Actually, no one seems to have included that information in any report I've been able to locate so far. I'm still trying to locate it if possible. At most all I can seem to locate in most of the reports is the use of pronoun-type language. This was a breaking report in the US as of the date I typed up the original article, and I still haven't seen much on it quite yet. And perhaps you could recommend a reliable crawler. (Bing and Google doesn't seem to be turning up much besides reprints of the same source.)
Further, A day old or so news story is not "stale" by any notion. How you come to that conclusion is a big ???.
But its largely irrelevant, because the story page still hits in the search engines.
ScruffMcGruff007 (talk) 01:21, 6 July 2016 (UTC)[reply]
Google news knows the difference between published Wikinews articles and unpublished pages. So don't bother abusing the site with spam on the delusion you're "publishing news"; you're not. --Pi zero (talk) 02:32, 6 July 2016 (UTC)[reply]
@ScruffMcGruff007: I feel that you are continuously ignoring comments by other editors. I do not like it. They are here for years. But in a way, you are disrespectful towards them. It won't be of any use it I try to explain you why to attribute and how to attribute, so here is the link.WN: Attribute. It would answer WHY?
acagastya 03:40, 6 July 2016 (UTC)[reply]
  1. I have echo notifications disabled. You may continue to use @Gryllida: but it is better to use threaded discussions instead, in which a reply to a comment is indented with a colon. (I have refactored the discussion for this purpose. If you object, please do so immediately.)
    This is an example reply to the line above.
    Bye, thanks for the reply!
  2. With attribution, we say both who said it and how they said it. This is because the very definition, and purpose, of attribution is "explicitly saying where information came from". There are two different reasons to attribute: to help the reader make informed judgements about controversial claims (was he really robbed off his credit card? really? Are we sure?), and to given credit where credit is due (thank you, victim's brother, for telling this information to whoever you told it to).
    An example:
    X was murdered. The national TV said he was also robbed.
    Here, the reader will immediately understand that the information didn't come to TV as a first source. The TV wasn't the first person to find out about the fact. The reader understands there was an additional entity which told this to the TV in some way (in this case, actually, through another entity: a witness told this to a news agency, and TV people read that news report and re-reported it.). It is immediately obvious that in writing it the way we wrote it, we hadn't explicitly said where the information came from. That's called slacking. The reporter is a slacker.
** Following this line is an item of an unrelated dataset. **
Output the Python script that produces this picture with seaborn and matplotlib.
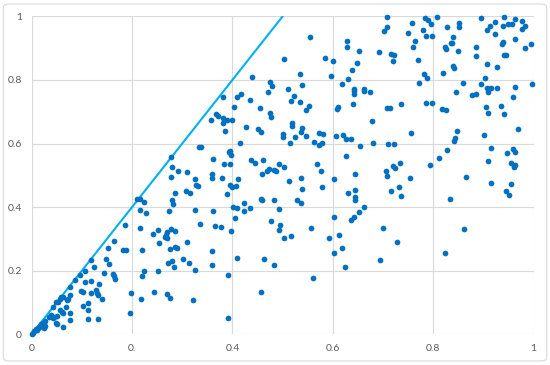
import matplotlib
matplotlib.use('Agg')
import matplotlib.pyplot as plt
import seaborn as sns
from matplotlib.patches import FancyBboxPatch

# Valores (x, y)
x_vals = [
    0.210, 0.216, 0.224, 0.215, 0.228, 0.186, 0.216, 0.251, 0.241, 0.253,
    0.164, 0.153, 0.183, 0.187, 0.219, 0.118, 0.149, 0.155, 0.124, 0.106,
    0.144, 0.163, 0.165, 0.167, 0.224, 0.220, 0.251, 0.097, 0.086, 0.106,
    0.119, 0.134, 0.077, 0.099, 0.102, 0.118, 0.128, 0.131, 0.133, 0.140,
    0.198, 0.244, 0.217, 0.077, 0.073, 0.058, 0.062, 0.056, 0.070, 0.049,
    0.053, 0.102, 0.112, 0.112, 0.042, 0.056, 0.069, 0.077, 0.060, 0.062,
    0.038, 0.045, 0.043, 0.051, 0.034, 0.077, 0.112, 0.132, 0.195,
    0.048, 0.051, 0.063,
    0.026, 0.023, 0.019, 0.021, 0.016, 0.027, 0.025, 0.012, 0.009, 0.005,
    0.002, 0.000, 0.011, 0.014,
    # bloque 0.35 - 0.5 arriba
    0.438, 0.475, 0.479, 0.471, 0.382, 0.409, 0.418, 0.434, 0.403, 0.454,
    0.475, 0.477, 0.367, 0.371, 0.358, 0.381, 0.389, 0.399,
    # bloque 0.25 - 0.5 medio
    0.382, 0.386, 0.427, 0.450, 0.456, 0.416, 0.333, 0.337, 0.393, 0.396,
    0.397, 0.277, 0.362, 0.436, 0.444, 0.461, 0.384, 0.395, 0.279, 0.291,
    0.310, 0.277, 0.360, 0.360, 0.379, 0.326, 0.327, 0.331, 0.411, 0.396,
    0.400, 0.408, 0.458, 0.469, 0.473, 0.483, 0.486, 0.493, 0.308, 0.315,
    0.285, 0.390, 0.279, 0.281, 0.457, 0.458, 0.483, 0.424, 0.401, 0.409,
    0.434, 0.424, 0.492, 0.274, 0.326, 0.362, 0.406, 0.336, 0.365, 0.378,
    0.477, 0.494,
    # bloque 0.25 - 0.5 abajo
    0.397, 0.277, 0.285, 0.269, 0.268, 0.266, 0.269, 0.310, 0.276, 0.286,
    0.289, 0.359, 0.493, 0.409, 0.462, 0.482, 0.301, 0.272, 0.279, 0.314,
    0.283, 0.359, 0.325, 0.392, 0.269, 0.275, 0.322, 0.457, 0.392,
    # bloque 0.5 - 0.75 arriba
    0.708, 0.707, 0.701, 0.554, 0.629, 0.629, 0.653, 0.691, 0.715, 0.721,
    0.719, 0.503, 0.585, 0.601, 0.649, 0.638, 0.535, 0.597, 0.630, 0.619,
    0.539, 0.511, 0.642, 0.642, 0.642, 0.662, 0.662, 0.674, 0.523, 0.516,
    0.534, 0.553, 0.547, 0.611, 0.608, 0.641, 0.707, 0.714, 0.735, 0.677,
    # bloque 0.5 - 0.75 medio
    0.518, 0.518, 0.500, 0.500, 0.538, 0.536, 0.525, 0.546, 0.515, 0.572,
    0.580, 0.562, 0.578, 0.572, 0.606, 0.621, 0.627, 0.637, 0.655, 0.680,
    0.709, 0.721, 0.626, 0.502, 0.568, 0.576, 0.644, 0.705, 0.708, 0.719,
    0.724, 0.733, 0.512, 0.537, 0.602, 0.538, 0.579, 0.630, 0.645, 0.645,
    0.645, 0.716, 0.731, 0.735, 0.528, 0.536, 0.662, 0.652, 0.602, 0.643,
    0.636,
    # bloque 0.5 - 0.75 abajo
    0.503, 0.516, 0.556, 0.699, 0.593, 0.613, 0.727, 0.618, 0.603, 0.693,
    0.624, 0.560,
    # bloque 0.75 - 1 arriba
    0.750, 0.758, 0.779, 0.783, 0.789, 0.795, 0.808, 0.764, 0.786, 0.798,
    0.759, 0.828, 0.852, 0.852, 0.840, 0.836, 0.837, 0.823, 0.825, 0.849,
    0.769, 0.885, 0.885, 0.896, 0.908, 0.913, 0.922, 0.940, 0.923, 0.939,
    0.949, 0.957, 0.962, 0.977, 0.983, 0.976, 0.962, 0.939, 0.937, 0.994,
    0.983, 0.941, 0.945, 0.839, 0.841, 0.907, 0.927, 0.820, 0.781, 0.787,
    0.904, 0.771, 0.859, 0.895, 0.845, 0.907, 0.909, 0.916, 0.927, 0.877,
    0.886, 0.962, 0.997, 0.958, 0.786, 0.797, 0.817, 0.825, 0.906, 0.934,
    0.909, 0.941,
    # bloque 0.75 - 1 medio y abajo
    0.755, 0.848, 0.843, 0.842, 0.902, 0.969, 0.827, 0.915, 0.959, 0.962,
    0.947, 0.812, 0.909, 0.794, 0.955, 0.962, 0.960, 0.754, 0.865, 0.916,
    0.955, 0.944, 0.951, 0.834, 0.861, 0.824,
]
y_vals = [
    0.424, 0.424, 0.417, 0.391, 0.382, 0.343, 0.334, 0.329, 0.317, 0.287,
    0.294, 0.272, 0.266, 0.265, 0.266, 0.234, 0.236, 0.222, 0.212, 0.199,
    0.192, 0.191, 0.183, 0.175, 0.199, 0.184, 0.199, 0.187, 0.170, 0.164,
    0.168, 0.157, 0.149, 0.136, 0.132, 0.129, 0.138, 0.131, 0.125, 0.111,
    0.131, 0.134, 0.111, 0.125, 0.111, 0.118, 0.118, 0.110, 0.108, 0.101,
    0.101, 0.090, 0.097, 0.076, 0.086, 0.075, 0.087, 0.066, 0.071, 0.066,
    0.061, 0.054, 0.050, 0.057, 0.054, 0.045, 0.047, 0.047, 0.066,
    0.037, 0.031, 0.022,
    0.042, 0.037, 0.033, 0.027, 0.026, 0.025, 0.021, 0.021, 0.016, 0.010,
    0.005, 0.002, 0.013, 0.023,
    # bloque 0.35 - 0.5 arriba
    0.810, 0.794, 0.780, 0.762, 0.745, 0.746, 0.755, 0.736, 0.714, 0.711,
    0.696, 0.683, 0.692, 0.687, 0.675, 0.681, 0.674, 0.675,
    # bloque 0.25 - 0.5 medio
    0.664, 0.640, 0.651, 0.646, 0.637, 0.601, 0.588, 0.590, 0.572, 0.577,
    0.563, 0.559, 0.550, 0.549, 0.538, 0.549, 0.536, 0.536, 0.526, 0.515,
    0.509, 0.496, 0.503, 0.491, 0.491, 0.489, 0.470, 0.466, 0.487, 0.470,
    0.462, 0.466, 0.504, 0.512, 0.520, 0.517, 0.512, 0.535, 0.450, 0.445,
    0.444, 0.441, 0.421, 0.411, 0.427, 0.421, 0.423, 0.413, 0.400, 0.396,
    0.398, 0.387, 0.394, 0.387, 0.392, 0.387, 0.365, 0.346, 0.341, 0.336,
    0.355, 0.344,
    # bloque 0.25 - 0.5 abajo
    0.326, 0.332, 0.326, 0.322, 0.313, 0.307, 0.303, 0.290, 0.268, 0.275,
    0.271, 0.263, 0.327, 0.239, 0.238, 0.217, 0.237, 0.225, 0.230, 0.225,
    0.212, 0.217, 0.202, 0.185, 0.126, 0.113, 0.109, 0.133, 0.052,
    # bloque 0.5 - 0.75 arriba
    0.999, 0.966, 0.953, 0.935, 0.923, 0.902, 0.891, 0.889, 0.883, 0.879,
    0.861, 0.866, 0.868, 0.858, 0.854, 0.832, 0.819, 0.811, 0.804, 0.788,
    0.783, 0.771, 0.771, 0.764, 0.757, 0.771, 0.764, 0.762, 0.748, 0.735,
    0.732, 0.718, 0.705, 0.714, 0.709, 0.725, 0.711, 0.711, 0.725, 0.671,
    # bloque 0.5 - 0.75 medio
    0.664, 0.655, 0.630, 0.620, 0.650, 0.637, 0.621, 0.625, 0.603, 0.632,
    0.629, 0.604, 0.603, 0.596, 0.625, 0.627, 0.614, 0.615, 0.592, 0.603,
    0.598, 0.599, 0.561, 0.527, 0.534, 0.512, 0.505, 0.514, 0.498, 0.528,
    0.523, 0.540, 0.482, 0.493, 0.487, 0.456, 0.463, 0.445, 0.454, 0.432,
    0.423, 0.452, 0.464, 0.436, 0.423, 0.413, 0.400, 0.386, 0.370, 0.368,
    0.359,
    # bloque 0.5 - 0.75 abajo
    0.302, 0.308, 0.335, 0.333, 0.303, 0.313, 0.290, 0.270, 0.255, 0.234,
    0.211, 0.177,
    # bloque 0.75 - 1 arriba
    0.948, 0.980, 0.958, 0.996, 0.988, 0.975, 0.999, 0.923, 0.937, 0.938,
    0.902, 0.966, 0.980, 0.966, 0.934, 0.917, 0.917, 0.903, 0.897, 0.890,
    0.862, 0.903, 0.876, 0.994, 0.958, 0.969, 0.981, 0.998, 0.944, 0.970,
    0.975, 0.976, 0.992, 0.985, 0.970, 0.960, 0.930, 0.919, 0.912, 0.912,
    0.901, 0.878, 0.879, 0.845, 0.836, 0.849, 0.840, 0.821, 0.820, 0.805,
    0.807, 0.790, 0.790, 0.787, 0.761, 0.773, 0.763, 0.775, 0.776, 0.753,
    0.757, 0.777, 0.788, 0.746, 0.726, 0.726, 0.710, 0.705, 0.714, 0.719,
    0.695, 0.693,
    # bloque 0.75 - 1 medio y abajo
    0.632, 0.640, 0.618, 0.607, 0.627, 0.645, 0.580, 0.585, 0.582, 0.573,
    0.569, 0.554, 0.545, 0.533, 0.538, 0.531, 0.526, 0.490, 0.494, 0.476,
    0.472, 0.451, 0.437, 0.427, 0.332, 0.255,
]

# Recta y = 2x
linea_x = [0, 0.5]
linea_y = [0, 1]

tick_vals = [0, 0.2, 0.4, 0.6, 0.8, 1]
x_tick_labels = ['0', '0.', '0.4', '0.6', '0.8', '1']
y_tick_labels = ['0', '0.2', '0.4', '0.6', '0.8', '1']

sns.set_theme(style="white")
plt.rcParams['font.family'] = ['Lato', 'DejaVu Sans']

fig = plt.figure(figsize=(5.5, 3.65), dpi=100)
ax = fig.add_axes([0.0575, 0.0841, 0.9128, 0.8712])

# Puntos
sns.scatterplot(x=x_vals, y=y_vals, ax=ax, color='#0070C0', s=17,
                linewidth=0, clip_on=False, zorder=3)

# Recta
sns.lineplot(x=linea_x, y=linea_y, ax=ax, color='#00B0F0', linewidth=1.5,
             zorder=2)

ax.set_xlim(0, 1)
ax.set_ylim(0, 1)
ax.set_xticks(tick_vals)
ax.set_xticklabels(x_tick_labels)
ax.set_yticks(tick_vals)
ax.set_yticklabels(y_tick_labels)
ax.tick_params(length=0, labelsize=7.5, labelcolor='#595959')
ax.tick_params(axis='x', pad=7)
ax.tick_params(axis='y', pad=7)

# Rejilla suave
ax.grid(True, color='#D9D9D9', linewidth=0.8)
ax.set_axisbelow(True)
for s in ax.spines.values():
    s.set_visible(False)

# Borde del gráfico
borde = FancyBboxPatch((0.006, 0.011), 0.988, 0.978,
                       boxstyle='round,pad=0,rounding_size=0.01',
                       transform=fig.transFigure, facecolor='none',
                       edgecolor='#D9D9D9', linewidth=0.8)
fig.patches.append(borde)

fig.savefig('out.png', dpi=100)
    For a reporter, not noticing this omission in the article at the time of writing is a shame; reporters usually don't like being accused of slacking, or of lying. Reporters have a passion for pulling every possible relevant bit of information to the open as accurately as possible. Furthermore, when told about it by a reviewer, a reporter would usually feel guilty and have a passion for fixing this immediately; not doing so and not having any desire to do so suggests it's probably not a good reporter. (That's not an insult. It's a thought to reflect on, and to adjust the mindset.)
  3. Our main motto, as displayed at the top of the Newsroom, is "Facts don't cease to be facts, but news ceases to be news.". This is supported by an elaborate set of guidelines guiding the freshness of our material. You don't report on events which happened over a year ago; similarly, for precisely the same reasons, we don't report on events which happened more than 3 days ago. These reasons do not include readership statistics or desire to be crawled by a search engine; they merely are because of the fact no longer being news, and Wikinews not being a soap box or an encyclopedia.